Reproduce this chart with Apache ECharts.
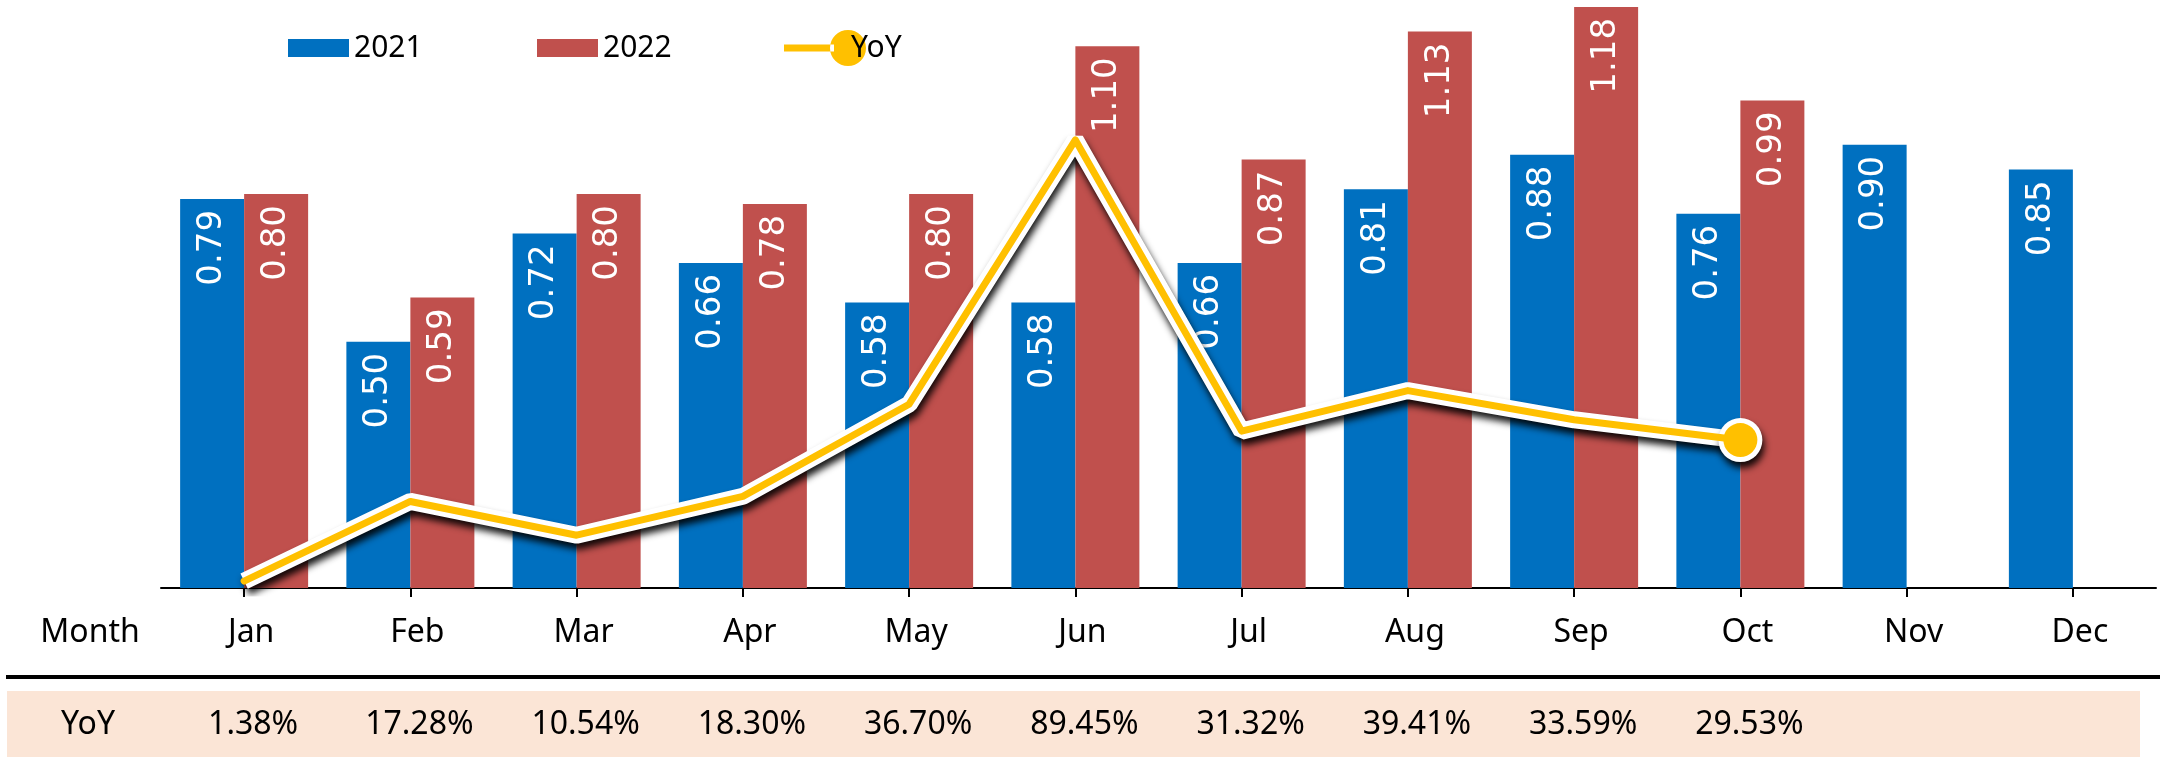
<!DOCTYPE html>
<html>
<head>
<meta charset="utf-8">
<script src="https://cdn.jsdelivr.net/npm/echarts@6/dist/echarts.min.js"></script>
<style>
html,body{margin:0;padding:0;background:#fff;}
#chart{width:2165px;height:757px;}
</style>
</head>
<body>
<div id="chart"></div>
<script>
const months = ['Jan','Feb','Mar','Apr','May','Jun','Jul','Aug','Sep','Oct','Nov','Dec'];
const sales2021 = [0.79,0.50,0.72,0.66,0.58,0.58,0.66,0.81,0.88,0.76,0.90,0.85];
const sales2022 = [0.80,0.59,0.80,0.78,0.80,1.10,0.87,1.13,1.18,0.99,null,null];
const yoy = [1.38,17.28,10.54,18.30,36.70,89.45,31.32,39.41,33.59,29.53,null,null];
const rowTitleMonth = 'Month';
const rowTitleYoY = 'YoY';

const yoyLabels = yoy.map(v => v == null ? '' : v.toFixed(2) + '%');
const lastIdx = yoy.reduce((a, v, i) => v == null ? a : i, 0);

const BLUE = '#0070C0', RED = '#C0504D', YEL = '#FFC000';
const FONT = '"Noto Sans", sans-serif';

const barLabel = {
  show: true, position: 'insideTop', rotate: 90, align: 'right', verticalAlign: 'middle',
  distance: 11, color: '#fff', fontSize: 34, fontFamily: 'DejaVu Sans',
  formatter: p => p.value == null ? '' : Number(p.value).toFixed(2)
};

const chart = echarts.init(document.getElementById('chart'), null, {renderer: 'canvas'});
chart.setOption({
  animation: false,
  backgroundColor: '#fff',
  grid: {left: 161, right: 9, top: 2, bottom: 169, containLabel: false},
  legend: [
    {left: 288, top: 33, padding: 0, itemWidth: 61, itemHeight: 18, itemGap: 0,
     textStyle: {fontSize: 30, fontFamily: FONT, color: '#000', lineHeight: 30},
     data: [{name: '2021', icon: 'rect'}]},
    {left: 537, top: 33, padding: 0, itemWidth: 61, itemHeight: 18, itemGap: 0,
     textStyle: {fontSize: 30, fontFamily: FONT, color: '#000', lineHeight: 30},
     data: [{name: '2022', icon: 'rect'}]},
    {left: 784, top: 30, padding: 0, itemWidth: 82, itemHeight: 36, itemGap: 0,
     textStyle: {fontSize: 30, fontFamily: FONT, color: '#000', lineHeight: 30, padding: [0, 0, 0, -20]},
     data: [{name: 'YoY', icon: 'path://M0,14.5 L50,14.5 L50,21.5 L0,21.5 Z M46,18 A18,18 0 1,0 82,18 A18,18 0 1,0 46,18 Z'}]}
  ],
  xAxis: [
    {type: 'category', data: months, boundaryGap: true,
     axisLine: {show: true, lineStyle: {color: '#000', width: 2}},
     axisTick: {show: true, alignWithLabel: true, length: 9, lineStyle: {color: '#000', width: 2}},
     axisLabel: {fontSize: 32, fontFamily: FONT, color: '#000', margin: 29, padding: [0, 0, 0, 14]}},
    {type: 'category', data: yoyLabels, position: 'bottom', offset: 0, boundaryGap: true,
     axisLine: {show: false}, axisTick: {show: false},
     axisLabel: {fontSize: 32, fontFamily: FONT, color: '#000', margin: 121, interval: 0, padding: [0, 0, 0, 18]}}
  ],
  yAxis: [
    {type: 'value', min: 0, max: 1.19, show: false, splitLine: {show: false}},
    {type: 'value', min: 0, max: 117, show: false, splitLine: {show: false}}
  ],
  graphic: [
    {type: 'rect', shape: {x: 7, y: 691, width: 2133, height: 66}, style: {fill: '#FBE5D6'}, z: -10, silent: true},
    {type: 'rect', shape: {x: 6, y: 675, width: 2154, height: 4}, style: {fill: '#000'}, z: 10, silent: true},
    {type: 'text', x: 90, y: 633, style: {text: rowTitleMonth, fontSize: 32, fontFamily: FONT, fill: '#000', align: 'center', verticalAlign: 'middle'}},
    {type: 'text', x: 88, y: 725, style: {text: rowTitleYoY, fontSize: 32, fontFamily: FONT, fill: '#000', align: 'center', verticalAlign: 'middle'}}
  ],
  series: [
    {name: '2021', type: 'bar', data: sales2021, barWidth: 64, barGap: '0%',
     itemStyle: {color: BLUE}, label: barLabel},
    {name: '2022', type: 'bar', data: sales2022, barWidth: 64, barGap: '0%',
     itemStyle: {color: RED}, label: barLabel},
    {name: 'YoY-halo', type: 'line', yAxisIndex: 1, data: yoy, silent: true, z: 3,
     symbol: (v, p) => p.dataIndex === lastIdx ? 'circle' : 'none', symbolSize: 44,
     itemStyle: {color: '#fff', shadowColor: 'rgba(0,0,0,0.9)', shadowBlur: 7, shadowOffsetX: 2, shadowOffsetY: 6},
     lineStyle: {color: '#fff', width: 17, shadowColor: 'rgba(0,0,0,0.9)', shadowBlur: 7, shadowOffsetX: 2, shadowOffsetY: 6},
     connectNulls: false},
    {name: 'YoY', type: 'line', yAxisIndex: 1, data: yoy, z: 4,
     symbol: (v, p) => p.dataIndex === lastIdx ? 'circle' : 'none', symbolSize: 34,
     itemStyle: {color: YEL}, lineStyle: {color: YEL, width: 7, cap: 'round', join: 'round'},
     connectNulls: false}
  ]
});
</script>
</body>
</html>
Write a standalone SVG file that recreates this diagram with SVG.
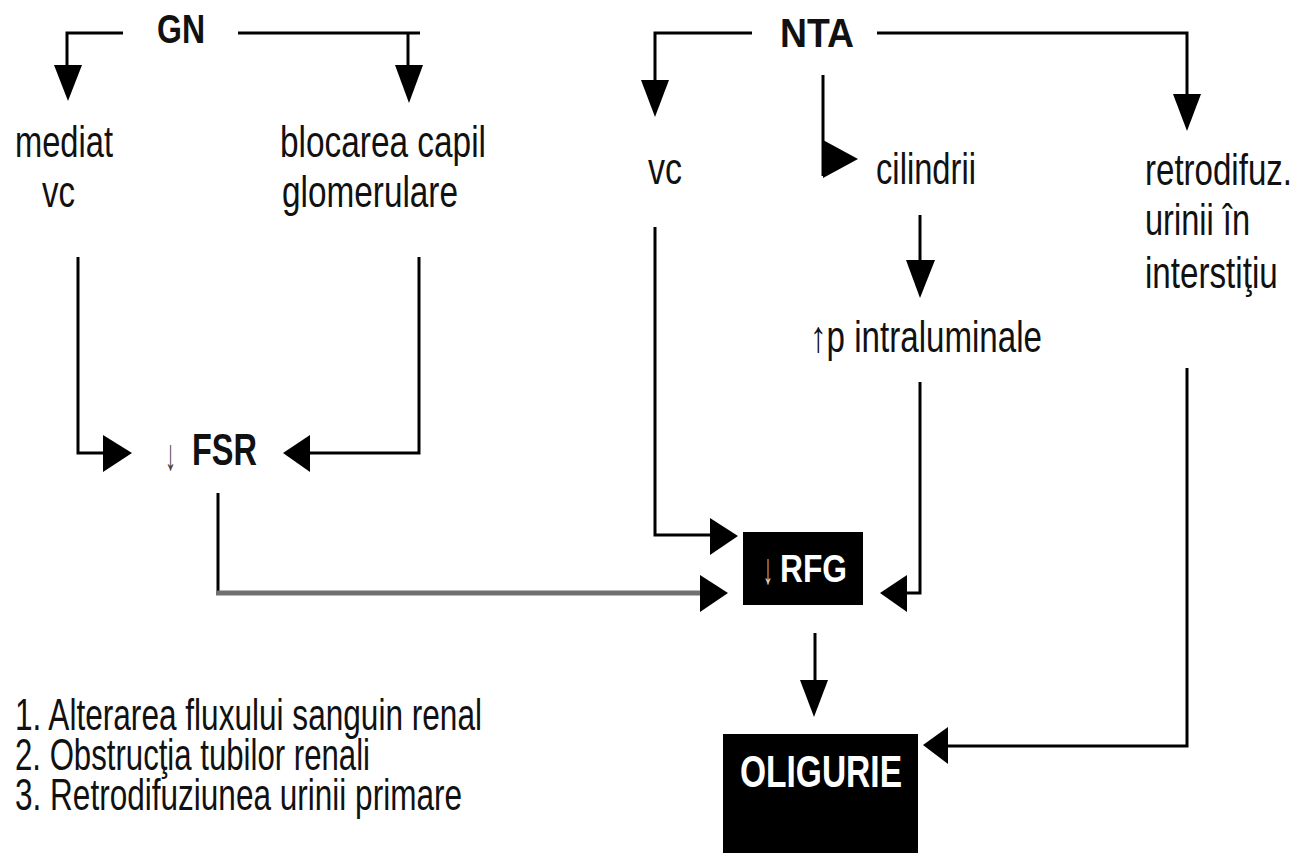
<svg xmlns="http://www.w3.org/2000/svg" width="1299" height="853" viewBox="0 0 1299 853">
<style>
.t{font-family:"Liberation Sans",Arial,sans-serif;font-size:44px;fill:#111}
.b{font-family:"Liberation Sans",Arial,sans-serif;font-weight:bold;fill:#111}
.w{fill:#fff}
.ln{fill:none;stroke:#000;stroke-width:3}
.gr{fill:none;stroke:#707070;stroke-width:5}
.ah{fill:#000}
.box{fill:#000}
</style>
<rect x="0" y="0" width="1299" height="853" fill="#fff"/>
<g id="connectors">
  <polyline class="ln" points="123,33 67,33 67,67"/>
  <polygon class="ah" points="54,65 82,65 68,101"/>
  <polyline class="ln" points="238,33 420,33"/>
  <polyline class="ln" points="408,33 408,67"/>
  <polygon class="ah" points="395,65 423,65 409,103"/>
  <polyline class="ln" points="78,257 78,453 105,453"/>
  <polygon class="ah" points="103,435 103,472 132,453"/>
  <polyline class="ln" points="419,257 419,453 308,453"/>
  <polygon class="ah" points="310,435 310,472 283,453"/>
  <polyline class="ln" points="218,493 218,593"/>
  <polyline class="gr" points="216,593 702,593"/>
  <polygon class="ah" points="700,575 700,612 728,593"/>
  <polyline class="ln" points="752,33 655,33 655,82"/>
  <polygon class="ah" points="641,80 669,80 655,117"/>
  <polyline class="ln" points="823,75 823,176"/>
  <polygon class="ah" points="823,140 823,178 858,159"/>
  <polyline class="ln" points="877,33 1187,33 1187,96"/>
  <polygon class="ah" points="1173,94 1201,94 1187,131"/>
  <polyline class="ln" points="920,215 920,262"/>
  <polygon class="ah" points="906,260 935,260 920,298"/>
  <polyline class="ln" points="655,227 655,535 712,535"/>
  <polygon class="ah" points="710,518 710,555 738,536"/>
  <polyline class="ln" points="920,382 920,593 905,593"/>
  <polygon class="ah" points="907,575 907,612 880,593"/>
  <polyline class="ln" points="815,633 815,682"/>
  <polygon class="ah" points="800,680 828,680 814,717"/>
  <polyline class="ln" points="1187,368 1187,746 946,746"/>
  <polygon class="ah" points="948,727 948,764 923,745"/>
</g>
<g id="GN"><text class="b" x="157" y="43" font-size="40" textLength="48" lengthAdjust="spacingAndGlyphs">GN</text></g>
<g id="NTA"><text class="b" x="780" y="47" font-size="40" textLength="74" lengthAdjust="spacingAndGlyphs">NTA</text></g>
<g id="mediat">
  <text class="t" x="15" y="157" textLength="98" lengthAdjust="spacingAndGlyphs">mediat</text>
  <text class="t" x="42" y="207" textLength="33" lengthAdjust="spacingAndGlyphs">vc</text>
</g>
<g id="blocarea">
  <text class="t" x="280" y="157" textLength="206" lengthAdjust="spacingAndGlyphs">blocarea capil</text>
  <text class="t" x="282" y="207" textLength="176" lengthAdjust="spacingAndGlyphs">glomerulare</text>
</g>
<g id="vc2"><text class="t" x="648" y="184" textLength="34" lengthAdjust="spacingAndGlyphs">vc</text></g>
<g id="cilindrii"><text class="t" x="876" y="184" textLength="100" lengthAdjust="spacingAndGlyphs">cilindrii</text></g>
<g id="retrodifuz">
  <text class="t" transform="translate(1145,185) scale(0.75,1)" x="0" y="0" textLength="196" lengthAdjust="spacingAndGlyphs">retrodifuz.</text>
  <text class="t" transform="translate(1145,235) scale(0.75,1)" x="0" y="0" textLength="140" lengthAdjust="spacingAndGlyphs">urinii în</text>
  <text class="t" transform="translate(1145,288) scale(0.75,1)" x="0" y="0" textLength="177" lengthAdjust="spacingAndGlyphs">interstiţiu</text>
</g>
<g id="intraluminale"><text class="t" x="810" y="352" textLength="232" lengthAdjust="spacingAndGlyphs">↑p intraluminale</text></g>
<g id="FSR">
  <text class="t" transform="translate(165,470) scale(0.5,1)" x="0" y="0" font-size="42" style="fill:#444">↓</text>
  <text class="b" x="192" y="465" font-size="44" textLength="65" lengthAdjust="spacingAndGlyphs">FSR</text>
</g>
<g id="RFG">
  <rect class="box" x="743" y="532" width="120" height="73"/>
  <text class="t" transform="translate(763,584) scale(0.45,1)" x="0" y="0" font-size="36" style="fill:#d0d0d0">↓</text>
  <text class="b w" x="780" y="582" font-size="38" textLength="67" lengthAdjust="spacingAndGlyphs">RFG</text>
</g>
<g id="OLIGURIE">
  <rect class="box" x="723" y="734" width="195" height="130"/>
  <text class="b w" x="740" y="787" font-size="44" textLength="162" lengthAdjust="spacingAndGlyphs">OLIGURIE</text>
</g>
<g id="legend">
  <text class="t" x="15" y="730" font-size="43" textLength="467" lengthAdjust="spacingAndGlyphs">1. Alterarea fluxului sanguin renal</text>
  <text class="t" x="15" y="770" font-size="43" textLength="355" lengthAdjust="spacingAndGlyphs">2. Obstrucţia tubilor renali</text>
  <text class="t" x="15" y="810" font-size="43" textLength="447" lengthAdjust="spacingAndGlyphs">3. Retrodifuziunea urinii primare</text>
</g>
</svg>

**WRITTEN EXERCISE**. Copy each line of the data that contains the word "this".

**TASK RESPONSE**.
Reproduce this chart with Apache ECharts.
Write a standalone SVG file that recreates this diagram with SVG.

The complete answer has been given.